O Globo
Insistir na leitura de que a população só não
aprova o governo porque não sabe o que ele faz pode ser erro fatal para Lula
O evento de balanço dos dois anos de Lula 3
já estava marcado quando, na véspera, a mais recente rodada da pesquisa
Genial/Quest mostrou uma terra arrasada para o presidente. Mas não é possível
dissociar a decisão de reembalar o que foi feito desde 2023 da tentativa de
convencer o eleitor de que ele está muito enganado quando avalia negativamente
o governo. O risco é não convencer ninguém e ainda soar teimoso ou arrogante.
Quando 80% dos entrevistados em todo o país dizem que Lula precisa fazer diferente do que vem fazendo, o mais prudente parece ser ouvir e entender, e não dizer que o problema é de comunicação — que há algo de maravilhoso que ninguém consegue entender ou valorizar como deveria.
Basta lembrar que Lula já atingiu níveis de
aprovação a seu trabalho superiores a 80%, e isso resultou na eleição de uma
completa desconhecida do eleitor, Dilma Rousseff. Pesquisas são precisas em
captar se uma gestão funciona, agrada ou entrega o que se espera naquele
momento.
Não necessariamente o que funcionou lá em
2006 ou 2010 é o que os brasileiros esperam em 2025, e é a falta dessa
compreensão que tem feito o governo andar em círculos ou para trás, pelo menos
desde o começo do ano passado.
Um petista muito próximo a Lula desafia o
coro dos contentes em caráter reservado ao advertir que não só o presidente não
conseguiu furar a polarização — ser aceito por quem votou em Jair Bolsonaro em
2022 —, como agora enfrenta uma fissura em sua própria bolha, do eleitorado que
é lulopetista há muito tempo.
O evento de ontem pouco trouxe de respostas a
esse público que, segundo a análise dos aliados, está furioso com a inflação,
receoso de medidas como a desmentida taxação do Pix (desconfiado) e ressentido
de outras como a real taxação do comércio eletrônico de produtos chineses,
popularmente associado às blusinhas.
O que está à mesa para falar ao bolso desse
eleitor que está entre desconfiado, desesperançado e muito pistola só surtirá
efeito a longo prazo, talvez tarde demais para resolver uma eleição que vai se
configurando cada vez mais apertada.
Ministros palacianos ainda acreditam que, de
posse de mais informações sobre o que já foi feito, os eleitores darão valor ao
terceiro mandato de Lula. Também se fiam noutra máxima que já foi verdade
absoluta, mas hoje está em xeque: a vantagem do incumbente em eleições.
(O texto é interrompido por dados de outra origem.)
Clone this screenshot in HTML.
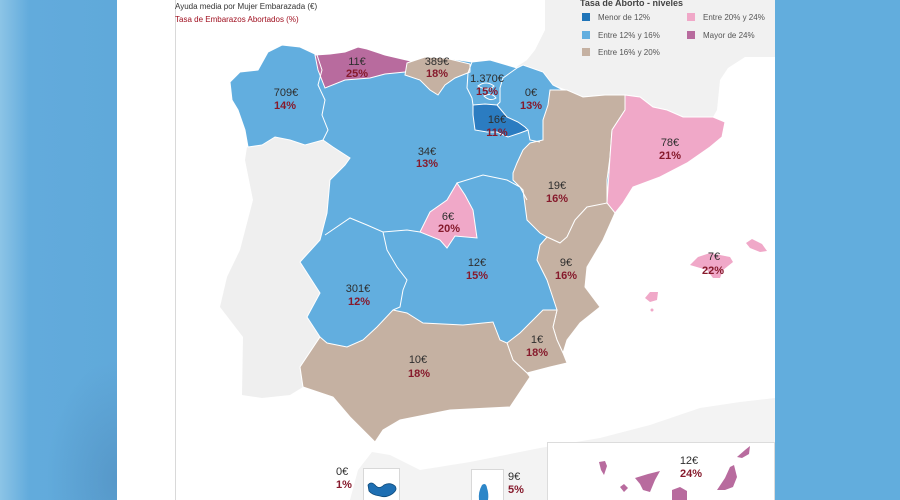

Estão aí as eleições recentes aqui mesmo, no
Brasil, mas também em países como Argentina e Estados Unidos para mostrar que
ser incumbente parece hoje ser uma espécie de ônus, dada a dificuldade
crescente de apresentar respostas satisfatórias a problemas econômicos, sociais
e culturais no curto espaço de um mandato.
A segunda parte da pesquisa Quaest, mostrando
que Lula ainda vence os candidatos a herdeiros do bolsonarismo, pode até
parecer uma boa notícia para o presidente, mas só se todo mundo quiser bancar a
Poliana. Isso porque essa vantagem vem declinando, e Bolsonaro empata
tecnicamente com o petista mesmo vivendo seu pior momento, já inelegível, réu e
com uma provável condenação criminal no horizonte. Além disso, os postulantes a
seu espólio ainda são largamente desconhecidos no território nacional.
Dourar a pílula e insistir que o problema de
avaliação de Lula decorre ou de falha de comunicação ou de incompreensão
profunda do eleitor é culpar o mensageiro ou o receptor por falhas do emissor.
Um dado deveria ser objeto de profunda
autoanálise de Lula e de uma mudança para além da espuma de marketing: 50%
acham que, quando o presidente vem a público e fala, as coisas pioram, em vez
de melhorar. Para quem já foi chamado de “o cara” e já parou estádios para se
fazer ouvir, é preciso uma avaliação realista e humilde do que está errado, e
não só colocar um laçarote no que foi entregue e não agradou.